Nie dojechała, bo pijak prowadzący samochód roztrzaskał się o drzewo. Auto w ułamku sekundy stanęło w płomieniach, a pani Mieczysława spłonęła żywcem, bo kierowca uciekł jak tchórz i nie pomógł jej.
Pani Mieczysława była gospodynią na plebanii w miejscowości Lubień koło Piotrkowa Trybunalskiego. W słoneczne popołudnie postanowiła wybrać się po zakupy. Wyszła na drogę i czekała na okazję. Po kilku minutach obok niej zatrzymał się peugeot z Marcinem J., lekarzem z Piotrkowa za kierownicą. Choć nie było tego po nim widać, był pijany. Mężczyzna zaprosił panią Mieczysławę do środka i pędził jak szalony, przekraczając dozwoloną prędkość. Idiota myślał, że po wódce może bezkarnie łamać wszelkie przepisy. Nie ujechał kilku kilometrów, gdy jego auto wypadło z drogi i uderzyło w przydrożne drzewo. Samochód błyskawicznie stanął w płomieniach. Kierowca zdążył odpiąć pas i uciec z płonącego auta. Pani Mieczysława spłonęła żywcem, w potwornych męczarniach. Kiedy na miejsce dotarli strażacy, mogli już tylko dogasić wrak i wydobyć zwęglone ciało kobiety.

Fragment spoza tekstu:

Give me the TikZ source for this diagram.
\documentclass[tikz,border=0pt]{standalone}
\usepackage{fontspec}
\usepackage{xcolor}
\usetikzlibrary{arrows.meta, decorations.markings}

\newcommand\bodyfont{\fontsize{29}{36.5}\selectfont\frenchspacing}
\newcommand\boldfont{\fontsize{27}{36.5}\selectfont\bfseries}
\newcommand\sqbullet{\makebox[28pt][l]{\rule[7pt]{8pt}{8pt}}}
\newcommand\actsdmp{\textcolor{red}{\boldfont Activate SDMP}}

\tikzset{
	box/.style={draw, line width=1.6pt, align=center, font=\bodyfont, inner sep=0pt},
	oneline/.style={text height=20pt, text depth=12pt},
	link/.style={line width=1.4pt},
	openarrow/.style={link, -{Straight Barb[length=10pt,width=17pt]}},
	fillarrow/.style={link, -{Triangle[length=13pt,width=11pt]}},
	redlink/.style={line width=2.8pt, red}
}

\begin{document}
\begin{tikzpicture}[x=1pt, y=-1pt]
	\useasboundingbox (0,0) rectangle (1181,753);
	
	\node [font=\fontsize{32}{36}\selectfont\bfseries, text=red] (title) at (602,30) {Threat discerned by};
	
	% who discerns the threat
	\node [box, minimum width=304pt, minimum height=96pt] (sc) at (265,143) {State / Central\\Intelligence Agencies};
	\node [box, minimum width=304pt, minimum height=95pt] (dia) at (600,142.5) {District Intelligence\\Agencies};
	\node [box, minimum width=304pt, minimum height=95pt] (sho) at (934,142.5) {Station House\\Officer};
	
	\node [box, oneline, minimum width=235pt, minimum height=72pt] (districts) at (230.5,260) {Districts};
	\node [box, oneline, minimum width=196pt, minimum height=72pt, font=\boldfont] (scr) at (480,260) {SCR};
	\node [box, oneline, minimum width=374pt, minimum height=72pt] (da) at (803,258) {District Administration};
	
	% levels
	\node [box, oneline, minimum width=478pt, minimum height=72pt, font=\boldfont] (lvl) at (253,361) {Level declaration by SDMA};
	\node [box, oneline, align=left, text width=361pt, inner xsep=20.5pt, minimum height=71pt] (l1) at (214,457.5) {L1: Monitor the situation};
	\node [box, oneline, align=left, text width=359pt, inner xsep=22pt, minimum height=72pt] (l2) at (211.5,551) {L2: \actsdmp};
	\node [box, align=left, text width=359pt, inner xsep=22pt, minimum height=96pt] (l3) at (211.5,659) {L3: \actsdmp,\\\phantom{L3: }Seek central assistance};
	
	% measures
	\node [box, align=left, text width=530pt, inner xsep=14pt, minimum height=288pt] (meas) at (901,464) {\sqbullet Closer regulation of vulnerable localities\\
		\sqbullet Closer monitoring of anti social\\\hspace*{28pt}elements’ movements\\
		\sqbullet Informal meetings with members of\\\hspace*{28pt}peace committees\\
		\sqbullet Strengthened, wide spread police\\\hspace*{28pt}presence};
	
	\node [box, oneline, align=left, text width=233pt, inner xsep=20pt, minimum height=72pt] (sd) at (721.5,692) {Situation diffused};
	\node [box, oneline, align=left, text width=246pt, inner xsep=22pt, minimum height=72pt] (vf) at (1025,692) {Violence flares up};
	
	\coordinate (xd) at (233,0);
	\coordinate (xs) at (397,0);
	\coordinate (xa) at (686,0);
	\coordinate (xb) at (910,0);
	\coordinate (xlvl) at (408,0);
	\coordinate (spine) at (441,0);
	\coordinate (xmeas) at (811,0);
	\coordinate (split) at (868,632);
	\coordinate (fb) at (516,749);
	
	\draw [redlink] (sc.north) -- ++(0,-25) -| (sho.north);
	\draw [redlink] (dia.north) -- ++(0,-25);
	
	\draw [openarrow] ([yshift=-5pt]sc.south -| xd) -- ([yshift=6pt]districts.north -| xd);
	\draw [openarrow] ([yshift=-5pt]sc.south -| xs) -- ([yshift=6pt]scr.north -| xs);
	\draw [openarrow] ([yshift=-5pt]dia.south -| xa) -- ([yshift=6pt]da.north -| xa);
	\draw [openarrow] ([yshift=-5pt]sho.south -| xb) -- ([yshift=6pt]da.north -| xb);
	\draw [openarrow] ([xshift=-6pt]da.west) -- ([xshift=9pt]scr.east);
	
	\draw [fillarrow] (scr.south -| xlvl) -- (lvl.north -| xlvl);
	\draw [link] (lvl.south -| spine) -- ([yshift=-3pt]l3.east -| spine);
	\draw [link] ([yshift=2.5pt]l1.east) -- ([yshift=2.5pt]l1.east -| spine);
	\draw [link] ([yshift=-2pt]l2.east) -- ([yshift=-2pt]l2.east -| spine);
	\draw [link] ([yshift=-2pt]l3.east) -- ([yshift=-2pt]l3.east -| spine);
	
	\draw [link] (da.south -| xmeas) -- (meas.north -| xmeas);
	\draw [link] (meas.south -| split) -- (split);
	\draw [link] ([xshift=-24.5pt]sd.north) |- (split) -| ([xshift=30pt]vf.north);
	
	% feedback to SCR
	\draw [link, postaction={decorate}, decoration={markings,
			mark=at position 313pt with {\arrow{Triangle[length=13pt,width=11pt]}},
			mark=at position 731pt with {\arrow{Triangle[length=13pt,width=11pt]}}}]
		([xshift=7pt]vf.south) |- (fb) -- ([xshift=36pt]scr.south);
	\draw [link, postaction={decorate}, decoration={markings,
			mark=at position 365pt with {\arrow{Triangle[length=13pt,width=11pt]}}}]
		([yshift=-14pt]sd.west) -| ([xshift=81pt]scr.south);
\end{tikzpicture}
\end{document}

Pijany kierowca trafił do piotrkowskiego szpitala. Tam pobrano mu krew do badań i okazało się, że miał promil alkoholu w organizmie. Za jazdę po pijanemu i spowodowanie śmiertelnego wypadku grozi mu 12 lat więzienia. To śmiesznie mało za zabranie niewinnego ludzkiego życia.